While Churchill could thrill or weep (and Churchill was a cryer) at the swirl of Shakespearean drama, his intimate knowledge of the Bard wasn’t simply recreational. It was formative. The wit and the nerve, the agony and the ecstasy of the human experience told in pristine English was woven into the fabric of Churchill himself. To be sure, without the sweeping histories written by Macaulay and Gibbon, Churchill would not have offered the same epic style. But without Shakespeare, Churchill would likely never have galvanized the masses with phrases such as “I have nothing to offer but blood, toil, tears, and sweat,” or “Never in the field of human conflict has so much been owed by so many to so few,” or “Let us therefore brace ourselves to our duties, and so bear ourselves that, if the British Empire and its Commonwealth last for a thousand years, men will still say, ‘This was their finest hour.’” In the wake of the war and pressed by colleagues about how history would treat him, Churchill quipped with a twinkle in his eye, “History will be kind to me, for I intend to write it.” Shortly thereafter, Churchill did just that, penning a magisterial six-volume series on the Second World War.
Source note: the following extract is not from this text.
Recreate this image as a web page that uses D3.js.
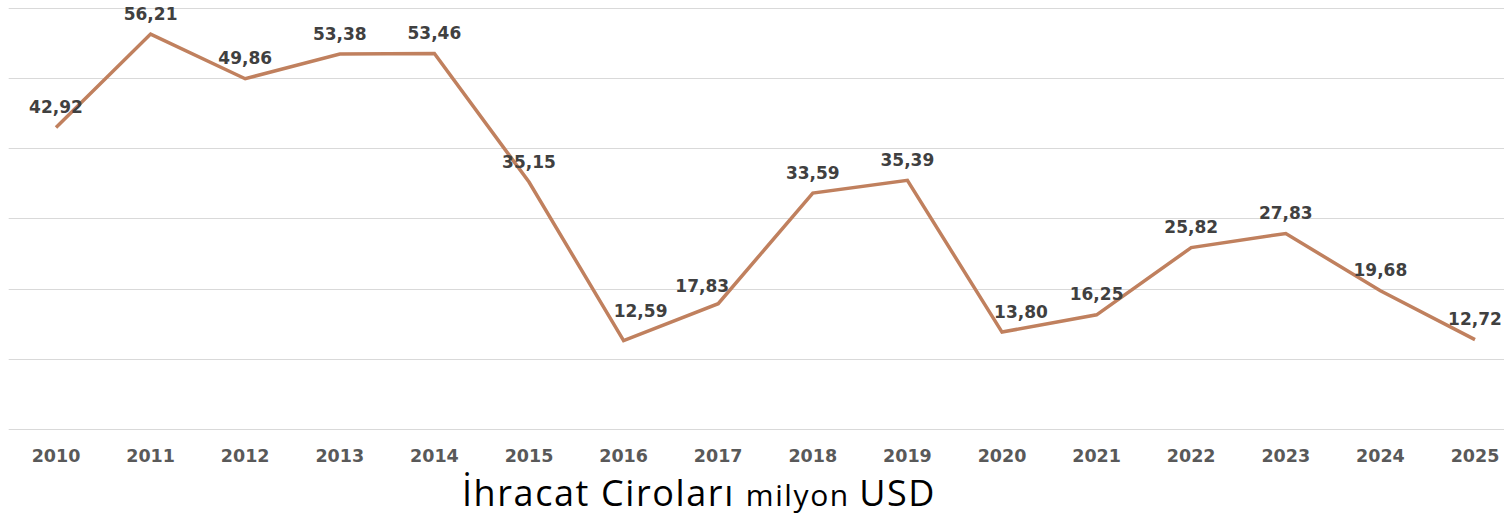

In 1953, Winston Churchill was awarded the Nobel Prize in Literature “for his mastery of historical and biographical description as well as for brilliant oratory in defending exalted human values.” At the presentation speech, Swedish writer Sigfrid Siwertz of the Nobel committee offered that “Churchill’s political and literary achievements are of such magnitude that one is tempted to resort to portray him as a Caesar who also has the gift of Cicero’s pen. Never before has one of history’s leading figures been so close to us by virtue of such an outstanding combination.”
One year later, in a Westminster Hall packed to celebrate Churchill’s achievements and his 80th birthday, he uncharacteristically deflected the outpouring of praise, remarking that the nation’s
will was resolute and remorseless, and as it proved, unconquerable. It fell to me to express it, and if I found the right words you must remember that I have always earned my living by my pen and by my tongue. It was a nation and race dwelling all round the globe that had the lion heart. I had the luck to be called upon to give the roar.
To be sure, Winston Churchill was the product of his time, his upbringing, and his circumstances. But he was surely a product of all that he read and embedded in his soul. By reading, Churchill understood the stories. By memorizing, Churchill lived the stories. By loving, Churchill gave the stories back to each one of us with a scowl and a cigar clamped firmly between his teeth.
Today, over a half century later, it is up to us to read what the critic Matthew Arnold dubbed “the best which has been thought and said,” so that we, too, will be wise, will be formed, and will be prepared — should the circumstance arise — to answer history’s call to give the roar.